All adults in Iqaluit now able to get COVID-19 vaccine

A nurse prepares a syringe with Moderna COVID-19 vaccine during the national launch of the vaccination of hospital staff at the Etterbeek-Ixelles site of the Iris Sud Hospitals in Brussels, Monday, Jan. 18, 2021. (Stephanie Lecocq, Pool Photo via AP)
Mass vaccination clinics started in Iqaluit, the capital of Canada’s Arctic territory of Nunavut, Monday morning, marking a big step toward the territory’s goal of having 75 per cent of the adult population vaccinated.

So far, vaccinations have been available in Iqaluit for residents 45 years old and over.

Seniors, health staff and people who live in shelters were given vaccines first. Vaccine clinics have already rolled out in most communities in the territory.

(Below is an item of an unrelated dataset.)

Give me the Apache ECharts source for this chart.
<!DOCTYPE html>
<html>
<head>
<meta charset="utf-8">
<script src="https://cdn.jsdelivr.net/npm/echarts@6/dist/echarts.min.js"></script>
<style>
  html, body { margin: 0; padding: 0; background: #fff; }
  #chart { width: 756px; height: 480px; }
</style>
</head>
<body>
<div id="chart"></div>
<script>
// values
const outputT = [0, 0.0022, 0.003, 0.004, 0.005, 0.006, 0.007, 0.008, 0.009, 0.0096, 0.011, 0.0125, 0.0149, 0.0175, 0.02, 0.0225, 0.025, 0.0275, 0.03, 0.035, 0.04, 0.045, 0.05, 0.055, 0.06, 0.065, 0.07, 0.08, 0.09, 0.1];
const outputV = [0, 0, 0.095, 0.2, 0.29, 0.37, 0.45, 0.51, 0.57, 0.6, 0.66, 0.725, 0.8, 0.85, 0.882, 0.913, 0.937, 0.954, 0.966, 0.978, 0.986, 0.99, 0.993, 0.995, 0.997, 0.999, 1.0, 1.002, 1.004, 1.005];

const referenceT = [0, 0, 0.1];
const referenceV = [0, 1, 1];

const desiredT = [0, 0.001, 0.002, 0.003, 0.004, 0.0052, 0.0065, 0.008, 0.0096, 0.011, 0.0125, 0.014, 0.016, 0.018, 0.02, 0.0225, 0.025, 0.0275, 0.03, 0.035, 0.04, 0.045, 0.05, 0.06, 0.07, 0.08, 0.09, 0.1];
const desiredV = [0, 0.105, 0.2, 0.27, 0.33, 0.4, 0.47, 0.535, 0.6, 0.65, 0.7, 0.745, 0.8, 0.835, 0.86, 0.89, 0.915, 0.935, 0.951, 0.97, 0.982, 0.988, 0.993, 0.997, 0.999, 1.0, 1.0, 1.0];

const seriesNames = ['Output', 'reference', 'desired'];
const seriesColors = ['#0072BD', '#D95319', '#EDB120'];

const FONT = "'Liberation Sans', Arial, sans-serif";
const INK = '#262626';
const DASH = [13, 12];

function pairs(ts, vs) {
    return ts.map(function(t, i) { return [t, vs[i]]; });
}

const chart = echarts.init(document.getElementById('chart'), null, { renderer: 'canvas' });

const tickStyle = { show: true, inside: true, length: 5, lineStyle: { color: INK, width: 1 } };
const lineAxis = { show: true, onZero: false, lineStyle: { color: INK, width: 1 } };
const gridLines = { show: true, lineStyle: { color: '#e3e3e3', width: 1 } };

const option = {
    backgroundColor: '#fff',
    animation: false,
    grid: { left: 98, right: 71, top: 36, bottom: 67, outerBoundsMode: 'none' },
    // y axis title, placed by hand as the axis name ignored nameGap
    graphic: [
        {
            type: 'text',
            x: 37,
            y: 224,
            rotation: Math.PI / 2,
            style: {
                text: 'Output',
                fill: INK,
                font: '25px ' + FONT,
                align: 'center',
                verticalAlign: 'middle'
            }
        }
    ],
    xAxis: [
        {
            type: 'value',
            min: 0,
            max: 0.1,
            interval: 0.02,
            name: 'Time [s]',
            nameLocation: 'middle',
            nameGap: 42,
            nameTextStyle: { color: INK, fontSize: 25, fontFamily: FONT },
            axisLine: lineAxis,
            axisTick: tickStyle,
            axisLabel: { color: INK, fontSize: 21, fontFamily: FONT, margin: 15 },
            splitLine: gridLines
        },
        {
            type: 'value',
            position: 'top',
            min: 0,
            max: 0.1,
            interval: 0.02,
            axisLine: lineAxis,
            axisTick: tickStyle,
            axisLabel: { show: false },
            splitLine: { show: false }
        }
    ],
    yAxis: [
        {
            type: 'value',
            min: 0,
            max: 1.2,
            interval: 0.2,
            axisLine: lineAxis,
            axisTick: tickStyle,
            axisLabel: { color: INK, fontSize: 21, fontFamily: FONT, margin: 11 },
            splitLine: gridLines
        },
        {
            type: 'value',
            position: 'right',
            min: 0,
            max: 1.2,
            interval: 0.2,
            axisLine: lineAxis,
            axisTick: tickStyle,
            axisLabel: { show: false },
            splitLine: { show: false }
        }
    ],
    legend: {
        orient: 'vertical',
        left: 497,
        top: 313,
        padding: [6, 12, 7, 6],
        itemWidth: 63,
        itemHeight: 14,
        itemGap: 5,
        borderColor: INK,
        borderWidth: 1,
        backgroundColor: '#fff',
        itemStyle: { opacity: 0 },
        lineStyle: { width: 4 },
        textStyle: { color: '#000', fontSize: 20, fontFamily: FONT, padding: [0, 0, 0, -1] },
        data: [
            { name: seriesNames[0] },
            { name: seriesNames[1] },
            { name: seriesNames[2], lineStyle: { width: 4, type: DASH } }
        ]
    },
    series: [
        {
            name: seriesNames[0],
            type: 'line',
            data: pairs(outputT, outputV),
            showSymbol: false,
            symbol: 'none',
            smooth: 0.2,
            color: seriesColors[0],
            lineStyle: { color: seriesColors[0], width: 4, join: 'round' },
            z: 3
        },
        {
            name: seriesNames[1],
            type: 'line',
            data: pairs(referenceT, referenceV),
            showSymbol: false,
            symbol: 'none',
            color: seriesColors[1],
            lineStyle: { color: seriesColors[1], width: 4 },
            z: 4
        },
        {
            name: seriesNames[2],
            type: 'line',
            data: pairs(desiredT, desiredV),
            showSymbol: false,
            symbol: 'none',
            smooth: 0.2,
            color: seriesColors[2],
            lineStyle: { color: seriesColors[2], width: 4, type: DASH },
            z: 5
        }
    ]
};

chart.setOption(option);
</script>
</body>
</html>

With the opening of today’s clinics in Iqaluit, all three Northern territories have made the COVID-19 vaccine available to their entire adult population.

Nunavut has received 26,400 vaccine doses as of March 11.

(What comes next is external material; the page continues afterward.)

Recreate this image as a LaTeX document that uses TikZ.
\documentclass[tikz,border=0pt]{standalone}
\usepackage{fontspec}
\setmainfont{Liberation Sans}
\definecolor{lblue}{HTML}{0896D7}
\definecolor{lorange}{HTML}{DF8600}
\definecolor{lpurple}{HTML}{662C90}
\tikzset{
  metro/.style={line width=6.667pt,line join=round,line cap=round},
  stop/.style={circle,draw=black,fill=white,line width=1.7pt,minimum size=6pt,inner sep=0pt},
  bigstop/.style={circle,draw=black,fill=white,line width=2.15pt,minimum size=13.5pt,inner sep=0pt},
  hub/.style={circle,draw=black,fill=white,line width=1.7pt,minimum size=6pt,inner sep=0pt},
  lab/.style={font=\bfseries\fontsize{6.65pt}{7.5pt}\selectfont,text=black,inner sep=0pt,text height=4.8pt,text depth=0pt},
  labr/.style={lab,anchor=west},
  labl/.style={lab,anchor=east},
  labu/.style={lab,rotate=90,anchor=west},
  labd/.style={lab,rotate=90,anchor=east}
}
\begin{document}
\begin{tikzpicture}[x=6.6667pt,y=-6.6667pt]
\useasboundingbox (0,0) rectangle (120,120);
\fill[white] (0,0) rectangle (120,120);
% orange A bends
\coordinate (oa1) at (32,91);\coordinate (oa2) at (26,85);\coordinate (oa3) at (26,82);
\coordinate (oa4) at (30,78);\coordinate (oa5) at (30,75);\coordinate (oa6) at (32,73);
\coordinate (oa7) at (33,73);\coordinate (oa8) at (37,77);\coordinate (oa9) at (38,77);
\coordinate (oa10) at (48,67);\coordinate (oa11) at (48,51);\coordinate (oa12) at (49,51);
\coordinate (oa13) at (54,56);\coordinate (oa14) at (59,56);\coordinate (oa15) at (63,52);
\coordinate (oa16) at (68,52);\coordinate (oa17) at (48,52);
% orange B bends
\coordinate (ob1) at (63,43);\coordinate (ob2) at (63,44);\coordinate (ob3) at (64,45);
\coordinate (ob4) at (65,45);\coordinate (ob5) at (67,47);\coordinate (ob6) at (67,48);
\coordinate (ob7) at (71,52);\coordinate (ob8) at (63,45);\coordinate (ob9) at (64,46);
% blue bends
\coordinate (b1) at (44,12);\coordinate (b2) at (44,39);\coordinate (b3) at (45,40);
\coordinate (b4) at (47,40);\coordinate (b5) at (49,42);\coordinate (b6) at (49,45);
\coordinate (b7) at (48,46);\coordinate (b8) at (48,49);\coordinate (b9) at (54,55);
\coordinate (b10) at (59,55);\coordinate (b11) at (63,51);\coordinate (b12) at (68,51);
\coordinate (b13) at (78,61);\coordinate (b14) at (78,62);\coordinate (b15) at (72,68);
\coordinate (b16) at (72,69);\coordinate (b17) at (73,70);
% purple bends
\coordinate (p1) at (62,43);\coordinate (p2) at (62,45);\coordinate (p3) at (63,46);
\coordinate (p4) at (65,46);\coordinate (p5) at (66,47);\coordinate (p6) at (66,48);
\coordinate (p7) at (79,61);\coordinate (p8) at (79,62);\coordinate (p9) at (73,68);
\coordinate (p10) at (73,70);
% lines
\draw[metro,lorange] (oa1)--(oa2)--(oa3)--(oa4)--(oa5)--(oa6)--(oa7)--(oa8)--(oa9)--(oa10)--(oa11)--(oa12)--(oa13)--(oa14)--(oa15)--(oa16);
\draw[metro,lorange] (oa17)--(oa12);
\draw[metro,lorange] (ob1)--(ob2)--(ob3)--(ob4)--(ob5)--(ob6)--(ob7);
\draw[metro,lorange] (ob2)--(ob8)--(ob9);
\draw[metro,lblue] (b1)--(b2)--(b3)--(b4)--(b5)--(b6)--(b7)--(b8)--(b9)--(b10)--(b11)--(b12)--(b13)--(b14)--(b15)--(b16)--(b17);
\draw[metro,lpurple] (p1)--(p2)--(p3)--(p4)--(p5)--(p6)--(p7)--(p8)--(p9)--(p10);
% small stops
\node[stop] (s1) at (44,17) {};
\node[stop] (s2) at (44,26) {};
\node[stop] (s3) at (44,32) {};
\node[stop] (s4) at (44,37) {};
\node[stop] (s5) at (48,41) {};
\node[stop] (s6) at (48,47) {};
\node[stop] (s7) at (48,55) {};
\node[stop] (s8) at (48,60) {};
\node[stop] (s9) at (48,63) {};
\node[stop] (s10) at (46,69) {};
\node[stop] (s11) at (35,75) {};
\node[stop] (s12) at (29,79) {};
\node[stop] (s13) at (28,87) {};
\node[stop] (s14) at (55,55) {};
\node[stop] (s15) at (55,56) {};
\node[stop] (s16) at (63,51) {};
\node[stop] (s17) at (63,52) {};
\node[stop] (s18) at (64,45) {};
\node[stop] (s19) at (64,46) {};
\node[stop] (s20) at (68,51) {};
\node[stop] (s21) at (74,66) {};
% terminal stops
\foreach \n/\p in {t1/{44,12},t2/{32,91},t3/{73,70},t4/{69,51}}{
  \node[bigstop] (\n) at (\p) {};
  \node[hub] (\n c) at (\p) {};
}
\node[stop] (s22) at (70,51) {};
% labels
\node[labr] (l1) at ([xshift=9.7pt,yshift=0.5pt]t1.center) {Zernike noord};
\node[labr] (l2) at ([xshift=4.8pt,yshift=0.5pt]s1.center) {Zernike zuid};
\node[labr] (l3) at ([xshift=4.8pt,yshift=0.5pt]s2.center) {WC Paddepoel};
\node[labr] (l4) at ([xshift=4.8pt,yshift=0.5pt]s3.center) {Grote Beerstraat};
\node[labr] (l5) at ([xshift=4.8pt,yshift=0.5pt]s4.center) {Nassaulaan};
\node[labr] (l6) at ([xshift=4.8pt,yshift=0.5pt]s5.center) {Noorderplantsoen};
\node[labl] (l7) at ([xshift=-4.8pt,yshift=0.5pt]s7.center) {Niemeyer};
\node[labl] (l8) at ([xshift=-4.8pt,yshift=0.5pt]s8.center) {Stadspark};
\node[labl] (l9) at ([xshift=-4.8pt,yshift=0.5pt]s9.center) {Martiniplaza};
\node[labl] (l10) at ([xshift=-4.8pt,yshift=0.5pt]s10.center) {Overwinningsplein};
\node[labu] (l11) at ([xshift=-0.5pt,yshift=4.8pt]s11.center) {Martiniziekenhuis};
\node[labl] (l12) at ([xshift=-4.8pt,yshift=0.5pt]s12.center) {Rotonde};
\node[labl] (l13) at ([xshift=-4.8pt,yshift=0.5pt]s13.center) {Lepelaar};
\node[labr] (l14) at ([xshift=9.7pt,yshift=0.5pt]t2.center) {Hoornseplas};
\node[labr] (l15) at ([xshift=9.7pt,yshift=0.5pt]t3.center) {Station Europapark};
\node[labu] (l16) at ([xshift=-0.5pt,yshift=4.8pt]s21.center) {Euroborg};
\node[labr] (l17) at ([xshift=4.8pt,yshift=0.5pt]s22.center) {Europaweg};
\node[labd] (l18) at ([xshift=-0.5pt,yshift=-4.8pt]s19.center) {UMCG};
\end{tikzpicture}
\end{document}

A spokesperson for the Nunavut government says the Iqaluit Public Health team has been “extremely busy” taking appointments for the Moderna vaccine. Between four and six people are booking appointments.

This week, there have been 1,500 appointments booked for first doses in Iqaluit.

As of Sunday, there have been 15,889 doses administered across Nunavut, 10,139 of which are first doses. Second dose clinics will run into April.

There have been 383 total confirmed cases of COVID-19 in the territory, and there are six active cases, all in Arviat, where the majority of cases have been.

Because Nunavut has a high population of youth under 18 years old, Premier Joe Savikataaq has been urging adults to get their vaccines to keep their communities safe.